J’habitais alors Larmor, une petite station balnéaire familiale dominée par une église dont la construction a débuté dans les années 1200. Chaque jeudi soir, à l’ombre du magnifique clocher carré, des bénévoles d’une association locale (club de pêche ou de pétanque) dressent des tables pour le repas populaire.

Parfois, ce sont des soirées sardine et thon, cochon rôti ou encore grillades et andouilles. Des artisans disposent leurs étals, des amuseurs se promènent entre les tables et le tout se termine généralement par un petit concert de musique traditionnelle ou de rock par un groupe local. Les menus profits de la vente de la nourriture et des boissons serviront à financer les activités de l’association responsable de la soirée.

De la plage de Larmor, on peut voir à quelques centaines de mètres l’imposante forteresse de Port-Louis, d’où partaient les navires de la Compagnie des Indes vers l’Orient. Tous les mardis soir, le centre de la vieille ville se transforme en un joyeux capharnaüm. C’est le traditionnel marché nocturne. Vêtements, saucisses, pain artisanal, bibelots et breloques, livres anciens, mauvaises ou délicieuses aquarelles, on peut tout acheter dans les petites rues étroites. Sur le parvis d’une église, devant des enfants qui dansent, une blonde platine pousse du mauvais Piaf. Ãe un carrefour, un bagad — orchestre traditionnel comprenant cornemuses, pipeaux et tambours — enchante autant les grands-mères que les ados au nez percé. Ici, c’est la municipalité qui organise cette sympathique foire.

Chaque matin, je parcourais Ouest-France, le quotidien régional, pour découvrir avec ravissement que tous les pays de la région étaient en fête permanente. Je dis bien pays car en Bretagne, chaque commune s’appelle ainsi, et c’est par ce nom qu’on désigne les communautés dans le journal.

Il y a donc dans ce quotidien le calendrier des fêtes populaires dans les pays de Lorient, de Lanester, de Hennebont, de Port-Scoff, de Ploemoeur, de Guidel, de Cléguer, de Quéven de Caudan, et j’en passe. Ces dizaines de pays sont tous situés dans un rayon d’une trentaine de kilomètres de Lorient, la ville principale. Là, c’est un tournoi de pétanque; ici, c’est un concert de musique sacrée dans une chapelle qui ne contient qu’une centaine de places; ailleurs, c’est un tournoi de sports traditionnels bretons et, un peu partout, c’est le fest-noz, une grande bouffe collective qu’on dévore sous les étoiles en écoutant le bagad du pays.
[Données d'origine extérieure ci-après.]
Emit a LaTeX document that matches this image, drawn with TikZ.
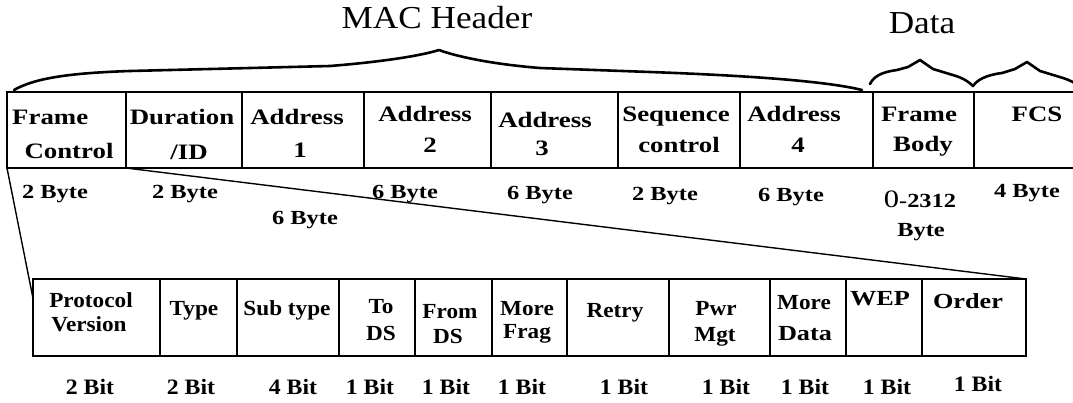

Cette véritable culture de la fête populaire fait bien sûr plaisir aux vacanciers, aux habitants du coin et aux commerçants, mais elle a eu aussi un effet déterminant sur la véritable renaissance de la culture bretonne. Des dizaines de milliers de jeunes ont retrouvé les instruments de la musique traditionnelle. Avec leurs aînés, ils ont insufflé à cette musique une vigueur nouvelle et contemporaine, un peu comme La Bottine souriante. Alors qu’on en comptait quelques dizaines il y a une vingtaine d’années, il existe aujourd’hui plus de 800 bagads en Bretagne. Outre les fest-noz, on organise un peu partout des tournois de bagads auxquels assistent des milliers de personnes.

Cette multiplication des fêtes collectives a des effets encore plus fondamentaux. Elle resserre le tissu social, minimise le fossé des générations et cultive le sentiment d’appartenance et de vie collective. On dit souvent, et avec raison, que les Bretons et les Québécois possèdent beaucoup de traits communs. Voilà un trait breton qui ne nous serait pas difficile de développer, que ce soit dans nos quartiers ou dans nos villages. Cela nous permettrait peut-être de découvrir que le vrai pays n’est pas nécessairement un Ã0/00tat, mais le lieu qu’on habite et qu’on fête.